# What you are asked to do:
How many of the lines below include "chart"? Give the number and no other words.

%%

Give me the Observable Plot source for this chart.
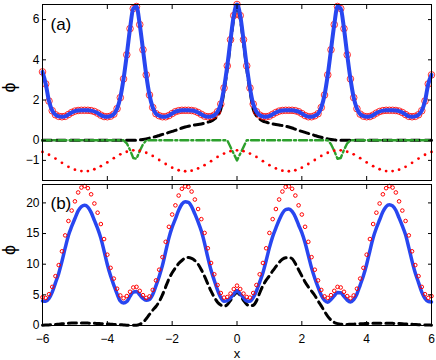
<!DOCTYPE html>
<html><head><meta charset="utf-8">
<script src="https://cdn.jsdelivr.net/npm/d3@7"></script>
<script src="https://cdn.jsdelivr.net/npm/@observablehq/plot@0.6"></script>
<style>
body{margin:0;background:#fff;}
#chart{position:relative;width:436px;height:360px;background:#fff;}
#chart svg{display:block;}
</style></head><body><div id="chart"></div>
<script>
// sample positions (x)
const xs = [
-6,-5.9,-5.8,-5.7,-5.6,-5.5,-5.4,-5.3,-5.2,-5.1,
-5,-4.9,-4.8,-4.7,-4.6,-4.5,-4.4,-4.3,-4.2,-4.1,
-4,-3.9,-3.8,-3.7,-3.6,-3.5,-3.4,-3.3,-3.2,-3.1,
-3,-2.9,-2.8,-2.7,-2.6,-2.5,-2.4,-2.3,-2.2,-2.1,
-2,-1.9,-1.8,-1.7,-1.6,-1.5,-1.4,-1.3,-1.2,-1.1,
-1,-0.9,-0.8,-0.7,-0.6,-0.5,-0.4,-0.3,-0.2,-0.1,
0,
0.1,0.2,0.3,0.4,0.5,0.6,0.7,0.8,0.9,1,
1.1,1.2,1.3,1.4,1.5,1.6,1.7,1.8,1.9,2,
2.1,2.2,2.3,2.4,2.5,2.6,2.7,2.8,2.9,3,
3.1,3.2,3.3,3.4,3.5,3.6,3.7,3.8,3.9,4,
4.1,4.2,4.3,4.4,4.5,4.6,4.7,4.8,4.9,5,
5.1,5.2,5.3,5.4,5.5,5.6,5.7,5.8,5.9,6];

// panel (a)
const phiA = [
3.4,2.8,1.95,1.47,1.27,1.19,1.17,1.19,1.28,1.38,
1.45,1.48,1.49,1.49,1.49,1.475,1.43,1.35,1.25,1.18,
1.17,1.2,1.3,1.57,2.12,3.05,4.25,5.55,6.55,6.65,
5.75,4.5,3.25,2.25,1.63,1.32,1.22,1.17,1.17,1.23,
1.33,1.42,1.47,1.49,1.49,1.49,1.48,1.45,1.38,1.29,
1.2,1.17,1.18,1.25,1.42,1.8,2.6,3.7,5.0,6.2,
6.75,
6.2,5.0,3.7,2.6,1.8,1.42,1.25,1.18,1.17,1.2,
1.29,1.38,1.45,1.48,1.49,1.49,1.49,1.47,1.42,1.33,
1.23,1.17,1.17,1.22,1.32,1.63,2.25,3.25,4.5,5.75,
6.65,6.55,5.55,4.25,3.05,2.12,1.57,1.3,1.2,1.17,
1.18,1.25,1.35,1.43,1.475,1.49,1.49,1.49,1.48,1.45,
1.38,1.28,1.19,1.17,1.19,1.27,1.47,1.95,2.8,3.25];

const blackA = [
0,0,0,0,0,0,0,0,0,0,
0,0,0,0,0,0,0,0,0,0,
0,0,0,0,0,0,0,0,0,0,
0.02,0.04,0.07,0.11,0.15,0.19,0.24,0.29,0.34,0.39,
0.44,0.49,0.55,0.61,0.66,0.7,0.73,0.76,0.78,0.81,
0.85,0.9,0.95,1.05,1.22,1.55,2.45,3.55,4.85,6.05,
6.6,
6.05,4.85,3.55,2.45,1.55,1.22,1.05,0.95,0.9,0.85,
0.81,0.78,0.76,0.73,0.7,0.66,0.61,0.55,0.49,0.44,
0.39,0.34,0.29,0.24,0.19,0.15,0.11,0.07,0.04,0.02,
0,0,0,0,0,0,0,0,0,0,
0,0,0,0,0,0,0,0,0,0,
0,0,0,0,0,0,0,0,0,0];

const greenA = [
0,0,0,0,0,0,0,0,0,0,
0,0,0,0,0,0,0,0,0,0,
0,0,0,0,0,0,-0.15,-0.48,-0.88,-0.92,
-0.53,-0.2,0,0,0,0,0,0,0,0,
0,0,0,0,0,0,0,0,0,0,
0,0,0,0,0,0,0,0,-0.34,-0.67,
-1,
-0.67,-0.34,0,0,0,0,0,0,0,0,
0,0,0,0,0,0,0,0,0,0,
0,0,0,0,0,0,0,0,-0.2,-0.53,
-0.92,-0.88,-0.48,-0.15,0,0,0,0,0,0,
0,0,0,0,0,0,0,0,0,0,
0,0,0,0,0,0,0,0,0,0];

// red dotted markers, every second sample position
const redDotA = [
-0.58,-0.72,-0.91,-1.12,-1.32,-1.46,-1.53,-1.53,-1.44,-1.29,
-1.1,-0.89,-0.7,-0.57,-0.5,-0.52,-0.62,-0.78,-0.98,-1.18,
-1.36,-1.49,-1.54,-1.51,-1.4,-1.24,-1.04,-0.83,-0.66,-0.54,
-0.5,
-0.54,-0.66,-0.83,-1.04,-1.24,-1.4,-1.51,-1.54,-1.49,-1.36,
-1.18,-0.98,-0.78,-0.62,-0.52,-0.5,-0.57,-0.7,-0.89,-1.1,
-1.29,-1.44,-1.53,-1.53,-1.46,-1.32,-1.12,-0.91,-0.72,-0.58];

// panel (b)
const phiB = [
4.0,3.95,4.4,5.45,6.95,8.5,10.45,12.65,14.7,16.15,
17.45,18.7,19.4,19.6,19.3,18.45,17.15,15.85,14.25,12.15,
9.95,8.1,6.6,5.15,4.0,3.65,3.9,4.75,5.45,5.55,
5.0,4.4,4.1,4.25,5.05,6.45,8.0,9.8,12.05,14.3,
16.05,17.4,18.8,19.8,20.2,20.1,19.4,18.2,16.9,15.4,
13.4,11.1,9.0,7.33,5.77,4.55,3.95,4.05,4.5,5.15,
5.7,
5.15,4.5,4.0,3.95,4.55,5.63,7.07,8.6,10.6,12.7,
14.5,15.9,17.2,18.3,18.9,19.0,18.6,17.7,16.4,15.15,
13.5,11.45,9.4,7.7,6.25,4.95,4.1,3.8,4.25,4.85,
5.4,5.35,4.75,4.15,3.85,4.22,5.15,6.6,8.1,10.0,
12.2,14.3,15.9,17.25,18.55,19.4,19.7,19.5,18.8,17.55,
16.25,14.8,12.7,10.5,8.55,7.0,5.45,4.4,3.9,3.85];

const redB = [
4.6,4.5,5.1,6.3,8.05,9.85,12.1,14.7,17.05,18.75,
20.25,21.7,22.5,22.75,22.4,21.4,19.9,18.4,16.55,14.1,
11.55,9.4,7.65,6.0,4.9,4.45,4.8,5.5,6.2,6.3,
5.65,4.95,4.5,4.75,5.8,7.35,9.1,11.15,13.65,16.1,
18.1,19.6,21.2,22.3,22.7,22.6,21.85,20.55,19.0,17.35,
15.1,12.6,10.2,8.35,6.6,5.3,4.55,4.65,5.2,5.95,
6.5,
5.95,5.2,4.65,4.55,5.3,6.6,8.35,10.2,12.6,15.1,
17.35,19.0,20.55,21.85,22.6,22.7,22.3,21.2,19.6,18.1,
16.1,13.65,11.15,9.1,7.35,5.8,4.75,4.5,4.95,5.65,
6.3,6.2,5.5,4.8,4.45,4.9,6.0,7.65,9.4,11.55,
14.1,16.55,18.4,19.9,21.4,22.4,22.75,22.5,21.7,20.25,
18.75,17.05,14.7,12.1,9.85,8.05,6.3,5.1,4.5,4.8];

const blackB = [
0.05,0.08,0.1,0.13,0.17,0.22,0.27,0.32,0.36,0.39,
0.4,0.41,0.41,0.4,0.39,0.37,0.35,0.33,0.3,0.27,
0.24,0.21,0.18,0.15,0.12,0.09,0.06,0.04,0.03,0.05,
0.2,0.5,1.1,1.8,2.5,3.1,3.9,5.0,6.3,7.6,
8.6,9.4,10.1,10.6,11.0,11.1,10.95,10.6,10.0,9.1,
8.0,6.8,5.6,4.6,3.8,3.35,3.15,3.4,4.1,4.9,
5.4,
4.9,4.1,3.45,3.2,3.3,4.0,5.3,6.5,7.4,8.1,
8.9,9.6,10.3,10.8,11.05,11.1,10.9,10.1,9.1,8.1,
7.1,6.3,5.6,4.9,4.0,3.2,2.3,1.5,0.9,0.5,
0.3,0.2,0.18,0.18,0.2,0.22,0.25,0.28,0.3,0.32,
0.34,0.35,0.36,0.37,0.37,0.37,0.36,0.35,0.33,0.31,
0.28,0.25,0.22,0.19,0.16,0.14,0.12,0.1,0.08,0.06];

// axes
const xTicks = [-6,-4,-2,0,2,4,6];
const yTicksA = [-1,0,2,4,6];
const yTicksB = [0,5,10,15,20];
const xDomain = [-6,6];
const yDomainA = [-2,6.75];
const yDomainB = [0,23];

const font = "'Liberation Sans', Arial, Helvetica, sans-serif";
const blue = "#2846f0", green = "#2ca02c";

const rowsA = xs.map((x,i)=>({x, phi:phiA[i], blk:blackA[i], grn:greenA[i]}));
const xDot = xs.filter((_,i)=>i%2===0);
const dotsA = xDot.map((x,i)=>({x, y:redDotA[i]}));
const rowsB = xs.map((x,i)=>({x, phi:phiB[i], red:redB[i], blk:blackB[i]}));

function frameTicks(yTicks, withXLabels) {
  const m = [
    Plot.frame({stroke:"#000", strokeWidth:1}),
    Plot.axisX(xTicks, {anchor:"bottom", tickSize:-4, tickFormat:()=>"", label:null}),
    Plot.axisX(xTicks, {anchor:"top", tickSize:-4, tickFormat:()=>"", label:null}),
    Plot.axisY(yTicks, {anchor:"left", tickSize:-4, tickFormat:()=>"", label:null}),
    Plot.axisY(yTicks, {anchor:"right", tickSize:-4, tickFormat:()=>"", label:null}),
    Plot.axisY(yTicks, {anchor:"left", tickSize:0, tickPadding:3, label:null})
  ];
  if (withXLabels) m.push(Plot.axisX(xTicks, {anchor:"bottom", tickSize:0, tickPadding:9, label:null}));
  return m;
}

const plotA = Plot.plot({
  width:436, height:182, marginTop:4, marginBottom:2, marginLeft:42, marginRight:5,
  x:{domain:xDomain}, y:{domain:yDomainA},
  style:{fontFamily:font, fontSize:"12px", background:"white", color:"#000"},
  marks:[
    Plot.lineY(rowsA, {x:"x", y:"blk", stroke:"#000", strokeWidth:3, strokeDasharray:"9,5", curve:"monotone-x"}),
    Plot.lineY(rowsA, {x:"x", y:"grn", stroke:green, strokeWidth:2.4, strokeDasharray:"8,3,2,3"}),
    Plot.dot(dotsA, {x:"x", y:"y", r:1.4, fill:"#ff0000"}),
    Plot.dot(rowsA, {x:"x", y:"phi", r:3.3, stroke:"#ff0000", strokeWidth:1, strokeOpacity:0.8}),
    Plot.lineY(rowsA, {x:"x", y:"phi", stroke:blue, strokeWidth:4, curve:"monotone-x"}),
    ...frameTicks(yTicksA, false),
    Plot.text(["(a)"], {text:d=>d, frameAnchor:"top-left", dx:8, dy:13, textAnchor:"start", lineAnchor:"top", fontSize:17}),
    Plot.text(["ϕ"], {text:d=>d, frameAnchor:"left", dx:-33, rotate:-90, fontSize:18})
  ]
});

const plotB = Plot.plot({
  width:436, height:178, marginTop:2, marginBottom:35, marginLeft:42, marginRight:5,
  x:{domain:xDomain}, y:{domain:yDomainB},
  style:{fontFamily:font, fontSize:"12px", background:"white", color:"#000"},
  marks:[
    Plot.lineY(rowsB, {x:"x", y:"blk", stroke:"#000", strokeWidth:3, strokeDasharray:"8,5", curve:"monotone-x"}),
    Plot.lineY(rowsB, {x:"x", y:"phi", stroke:blue, strokeWidth:3.5, curve:"monotone-x"}),
    Plot.dot(rowsB, {x:"x", y:"red", r:1.8, stroke:"#ff0000", strokeWidth:1}),
    ...frameTicks(yTicksB, true),
    Plot.text(["(b)"], {text:d=>d, frameAnchor:"top-left", dx:8, dy:12, textAnchor:"start", lineAnchor:"top", fontSize:17}),
    Plot.text(["ϕ"], {text:d=>d, frameAnchor:"left", dx:-33, rotate:-90, fontSize:18}),
    Plot.text(["x"], {text:d=>d, frameAnchor:"bottom", dy:32, lineAnchor:"bottom", fontSize:13})
  ]
});

const c = document.getElementById("chart");
c.appendChild(plotA);
c.appendChild(plotB);
</script>
</body></html>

%%

# Exercise response:
5